Et cette difficulté à classer un temps soit peu cet album et à situer le groupe n'a pas franchement dû s'arranger avec la discrétion de cette réédition. Elle est sortie sur le label indépendant londonien Cherry Red Records qui, après s'être illustré dans le punk, le post-punk et le rock alternatif dans les années 70 et 80 (en publiant notamment les Dead Kennedys), s'est depuis pour partie spécialisé dans ce domaine des rééditions. Celle qui nous occupe était passée totalement sous mon radar, puisque j'ignorais alors tout de ce label. Je n'ai pas dû être le seul et cela n'a pu que renforcer davantage encore le statut de perdants magnifiques des Screaming Trees (et en même temps, qui s'intéresse encore à ce groupe dans les années 2010 ?), toujours invisibles malgré cette ressortie de qualité. Alors que, ces dernières années, les principaux groupes issus de la scène de Seattle (à l'exception notable d'Alice In Chains) ont vu leur œuvre plus ou moins complètement rééditée à mesure que leurs albums atteignaient des âges un peu respectables, les Trees se sont distingués en laissant la leur totalement de côté. Des formations d'importance plus ou moins semblable à la leur ont pourtant vu certains de leurs disques retrouver la lumière plus tôt, des parrains du genre tels Mudhoney, Green River ou Mother Love Bone, en passant par les gros bûcherons de Tad ou même les Afghan Whigs, qui étaient plus ou moins intégrés à cette même scène (et l'on peut saluer ici la politique patrimoniale de Sub Pop quant à son catalogue ancien, puisque le mythique label est souvent à l'origine de ces belles rééditions).

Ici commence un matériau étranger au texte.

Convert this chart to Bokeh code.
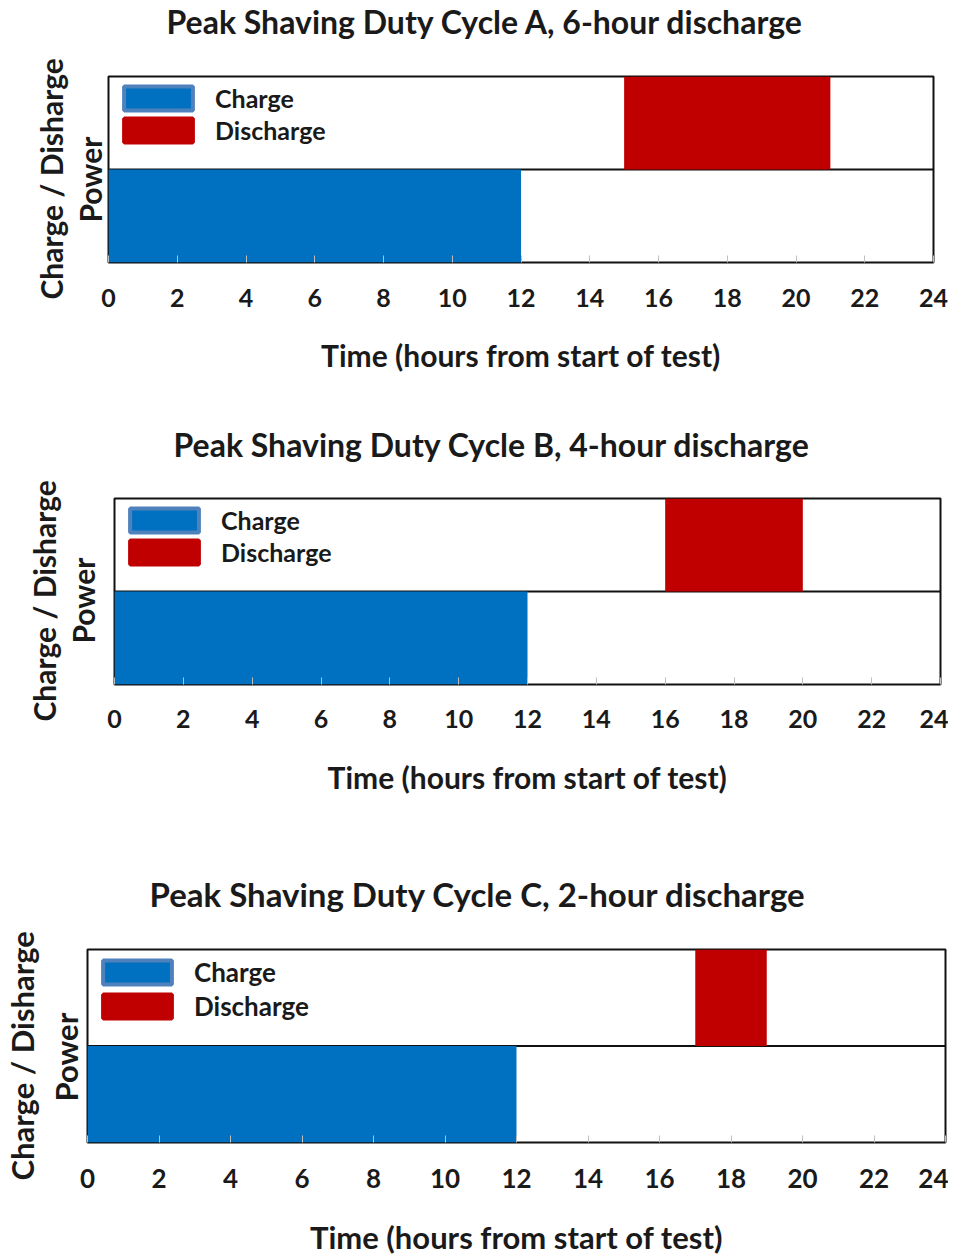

Plusieurs raisons peuvent être avancées pour expliquer le peu de cas que font les anciens Screaming Trees de leur œuvre passée : d'abord tous les membres du groupe, après leur séparation en 2000, ne sont pas restés inactifs et ont participé à divers projets musicaux, quand ils n'ont pas poursuivi une carrière déjà largement entamée. Revenir en arrière ne devait donc pas constituer pour eux une priorité, loin de là, même si Barrett Martin et Mark Lanegan se sont par ailleurs investis dans un projet de ce genre en participant à la réédition d'Above de Mad Season en 2013 ; d'autre part, si les relations pour le moins orageuses entre Lanegan et les frères Conner durant l'existence de la formation sont aujourd'hui devenues, selon ce que j'en ai compris, plus amicales et cordiales qu'auparavant, le temps ayant sans doute fait son œuvre, ces derniers ne se croisent de toute façon apparemment guère plus, ceci pouvant alors aussi expliquer l'absence de rééditions des disques de leur groupe commun. Les interviews du premier sur le sujet Trees témoignent assez bien de la situation lorsqu'il évoque cette période de sa vie et ses anciens comparses, qui d'amis étaient devenus, au fil des années, des collègues de boulot plus qu'autre chose. À la lumière de ces divers éléments, on comprend mieux pourquoi la première réédition d'un album de la formation n'est apparue qu'en 2017, alors que leurs autres disques attendent bien sagement leur tour, qui ne viendra peut-être jamais. À quand une ressortie de Clairvoyance, leur premier LP, de leur fantastique EP Change Has Come ou bien du tout aussi merveilleux EP en collaboration avec Beat Happening, Beat Happening/Screaming Trees ? Ces trois-là en auraient bien besoin.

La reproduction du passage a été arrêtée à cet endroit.